Begin Supplied information

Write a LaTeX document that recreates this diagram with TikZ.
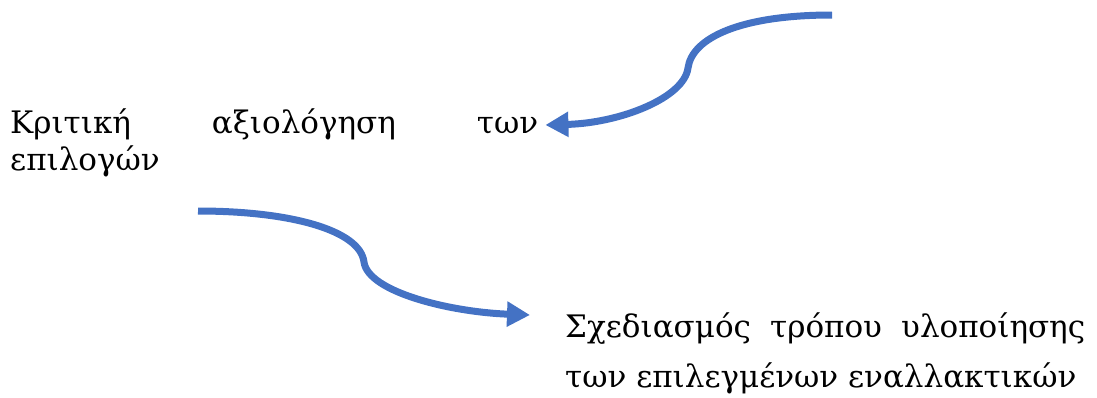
\documentclass[tikz,border=0pt]{standalone}
\usepackage{fontspec}
\setmainfont{DejaVu Serif}
\usetikzlibrary{arrows.meta,positioning}
\definecolor{arrowblue}{HTML}{4472C4}

\begin{document}
\begin{tikzpicture}[x=1pt,y=-1pt,
    wordarrow/.style={draw=arrowblue,line width=7pt,-{Triangle[length=23pt,width=24pt]}},
    txt/.style={inner sep=0pt,align=justify,anchor=base west}]
  \useasboundingbox (0,0) rectangle (1097,397);

  \node[txt,text width=528pt,font=\fontsize{31}{37}\selectfont] (eval) at (10,133)
    {Κριτική αξιολόγηση των\linebreak επιλογών};
  \node[txt,text width=520pt,font=\fontsize{31}{50}\selectfont] (plan) at (565,337)
    {Σχεδιασμός τρόπου υλοποίησης\linebreak των επιλεγμένων εναλλακτικών};

  \coordinate (top) at (832,15);
  \coordinate (low) at (198,211);

  \draw[wordarrow] (top) .. controls (740,15) and (692,38) .. (688,68)
    .. controls (684,98) and (620,123) .. ([xshift=7pt,yshift=8pt]eval.base east);
  \draw[wordarrow] (low) .. controls (290,211) and (360,230) .. (364,262)
    .. controls (368,292) and (450,312) .. ([xshift=-35pt,yshift=22pt]plan.base west);
\end{tikzpicture}
\end{document}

End Supplied information

> _The exercise_: Repeat the data exactly, dropping every picture it holds.

> _Full solution_:
Write a LaTeX document that recreates this diagram with TikZ.
\documentclass[tikz,border=0pt]{standalone}
\usepackage{fontspec}
\setmainfont{DejaVu Serif}
\usetikzlibrary{arrows.meta,positioning}
\definecolor{arrowblue}{HTML}{4472C4}

\begin{document}
\begin{tikzpicture}[x=1pt,y=-1pt,
    wordarrow/.style={draw=arrowblue,line width=7pt,-{Triangle[length=23pt,width=24pt]}},
    txt/.style={inner sep=0pt,align=justify,anchor=base west}]
  \useasboundingbox (0,0) rectangle (1097,397);

  \node[txt,text width=528pt,font=\fontsize{31}{37}\selectfont] (eval) at (10,133)
    {Κριτική αξιολόγηση των\linebreak επιλογών};
  \node[txt,text width=520pt,font=\fontsize{31}{50}\selectfont] (plan) at (565,337)
    {Σχεδιασμός τρόπου υλοποίησης\linebreak των επιλεγμένων εναλλακτικών};

  \coordinate (top) at (832,15);
  \coordinate (low) at (198,211);

  \draw[wordarrow] (top) .. controls (740,15) and (692,38) .. (688,68)
    .. controls (684,98) and (620,123) .. ([xshift=7pt,yshift=8pt]eval.base east);
  \draw[wordarrow] (low) .. controls (290,211) and (360,230) .. (364,262)
    .. controls (368,292) and (450,312) .. ([xshift=-35pt,yshift=22pt]plan.base west);
\end{tikzpicture}
\end{document}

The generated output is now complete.